Do you love salami? Ever thought of it as a work of art?

A new museum in central Italy's food valley thinks it is and is out to tell the world.

It has a high-sounding name: MUSA, as in muse of taste, which is short for Museo della Salumeria in Italian and is meant to conjure up memories of top-flight art museums like New York's Metropolitan Museum, the Louvre in Paris and the British Museum in London.

Everyone knows that when it comes to cold cuts, Italians do it better. Pistachio mortadella, Barolo wine salami, black truffle sausages, Parma and San Daniele ham tickle the palates of every true gourmand. And Italy's world-renowned cured meat delicacies can be just as expensive as caviar and champagne.

Today they're not as greasy and fattening as they were 50 years ago, when the typical lunch of an Italian workman was panino mortadella -- a roughly made sandwich of finely-ground pork sausage speckled with tiny cubes of lard.

Thanks to nutritional science and a creative rethink of old recipes, hams, salamis and sausages now rank as tantalising upscale appetizers and refined finger foods.

Add to that Italy's rich cultural heritage and it's not surprising they're being presented as works of art in their own right.

At MUSA, crystal salamis are showcased behind glass cages while surrealist, flowery dishes of sliced ham, finocchiona (peppercorn salami), sirloin and air-cured beef hang on the walls like hunting trophies.

They're the jewels of Italian cuisine. But it's not just the glory of food that the museum celebrates, or the ancient machinery that makes them. The secret technical procedures and craft of salami-making are also explained to the public.

The chilly galleries are laden with strong-scented ham legs. In the multimedia video booths, visitors can discover how mortadella or lonza (pork loin) are made and stored, copy ancient recipes handed down through families, and learn which knife is best to slice which variety of cold meat or sausage.
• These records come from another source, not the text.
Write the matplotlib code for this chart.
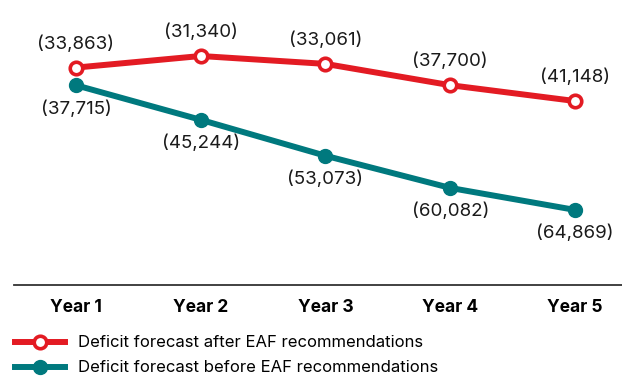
import matplotlib.pyplot as plt
import numpy as np

years = ["Year 1", "Year 2", "Year 3", "Year 4", "Year 5"]
after_eaf = [33863, 31340, 33061, 37700, 41148]
before_eaf = [37715, 45244, 53073, 60082, 64869]

red = "#e31b23"
teal = "#00797e"
plt.rcParams['font.family'] = ['Inter', 'DejaVu Sans']

fig = plt.figure(figsize=(6.22, 3.81), dpi=100)
ax = fig.add_axes([14/622, 96/381, 608/622, 285/381])
x = np.arange(1, len(years) + 1)

ax.plot(x, after_eaf, color=red, linewidth=4.3, marker='o', markersize=9,
        markerfacecolor='white', markeredgecolor=red, markeredgewidth=2.6,
        label="Deficit forecast after EAF recommendations", zorder=3)
ax.plot(x, before_eaf, color=teal, linewidth=4.3, marker='o', markersize=10,
        markerfacecolor=teal, markeredgecolor=teal,
        label="Deficit forecast before EAF recommendations", zorder=2)

for xi, v in zip(x, after_eaf):
    ax.annotate("({:,})".format(v), (xi, v), xytext=(0, 17), textcoords='offset points',
                ha='center', va='center', fontsize=13.5, color='#1a1a1a')
for xi, v in zip(x, before_eaf):
    ax.annotate("({:,})".format(v), (xi, v), xytext=(0, -17), textcoords='offset points',
                ha='center', va='center', fontsize=13.5, color='#1a1a1a')

ax.set_ylim(81230, 19140)
ax.set_xlim(0.503, 5.377)
ax.set_xticks(x)
ax.set_xticklabels(years, fontsize=12.5, fontweight='bold')
ax.tick_params(axis='x', length=0, pad=10)
ax.set_yticks([])
for s in ['top', 'right', 'left']:
    ax.spines[s].set_visible(False)
ax.spines['bottom'].set_color('#333333')
ax.spines['bottom'].set_linewidth(1.3)

fig.legend(loc='lower left', bbox_to_anchor=(0.0, -0.0245), frameon=False,
           fontsize=12, handlelength=3.0, handletextpad=0.75, labelspacing=0.6)

fig.savefig("out.png", dpi=100)
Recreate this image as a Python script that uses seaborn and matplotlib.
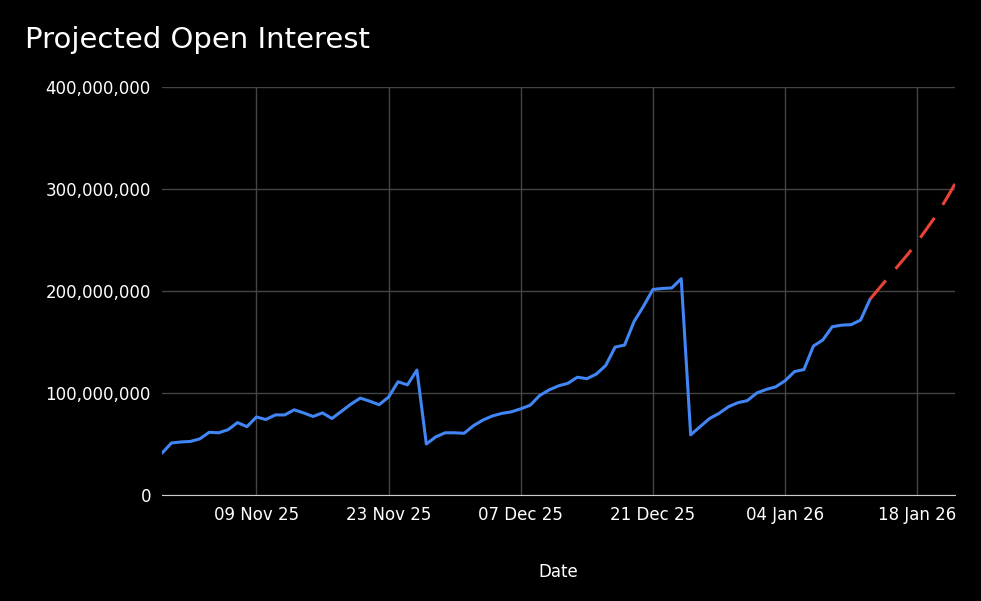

Set over three floors and 2,000 square feet, the galleries make mouths water, and so the best part of the visit is perhaps the end, when visitors get to sample a range of salami downed, of course, with a glass of crisp Italian wine.

This modern temple to Italian taste can be found in the village of Castelnuovo Rangone, near Modena, in the headquarters of the Villani salami factory, founded in 1886 and run today by the fifth-generation of the Villani family. The plant produces more than 100 different cured meats -- which are exported to 60 countries -- and enjoys annual profits of $92 million.

For Giuseppe Villani, the CEO, the salami museum is a family dream come true. "We have it in our DNA to pass along our heritage and we're planning to expand into something bigger: a salami school for professional chefs who have a passion for cold cuts and want to become ambassadors for excellent Italian food to the rest of the world.

"Our next challenge is to transform the MUSA into a sort of agora, a foodie forum where salami lovers and gourmets can meet to exchange views, experiment with new ingredients and meat combinations, sharpen their production and tasting skills and receive professional training and advice. It will be dedicated to everyone who dreams of making hams and mortadella their career."

Villani has already dubbed his ambitious project the "Salami Academy." "Our academy will welcome not just food experts but ordinary butchers who each day create their own home-made salami and come up with fantastic innovations. These people have great ideas and need to be sponsored", he said.

A number of universities have already contacted MUSA about being part of the venture.

"The art of Italy's cold cuts is the oldest and best loved in the world," he said. "Forget French charcuterie: there's no contest. The quality of our salamis is beyond comparison. Our spearhead meat, for instance, is a flattened salami coming from the Abruzzo region, highly sought after in Germany -- and even in France."

The salami academy's principal mission will be to pursue innovation. "We're like chefs. Creativity is a never-ending experiment," he said. "We strive to make our meats healthier: less fat, less salt, sweeter and more tasty. After all, the consumer today eats for pleasure, not hunger."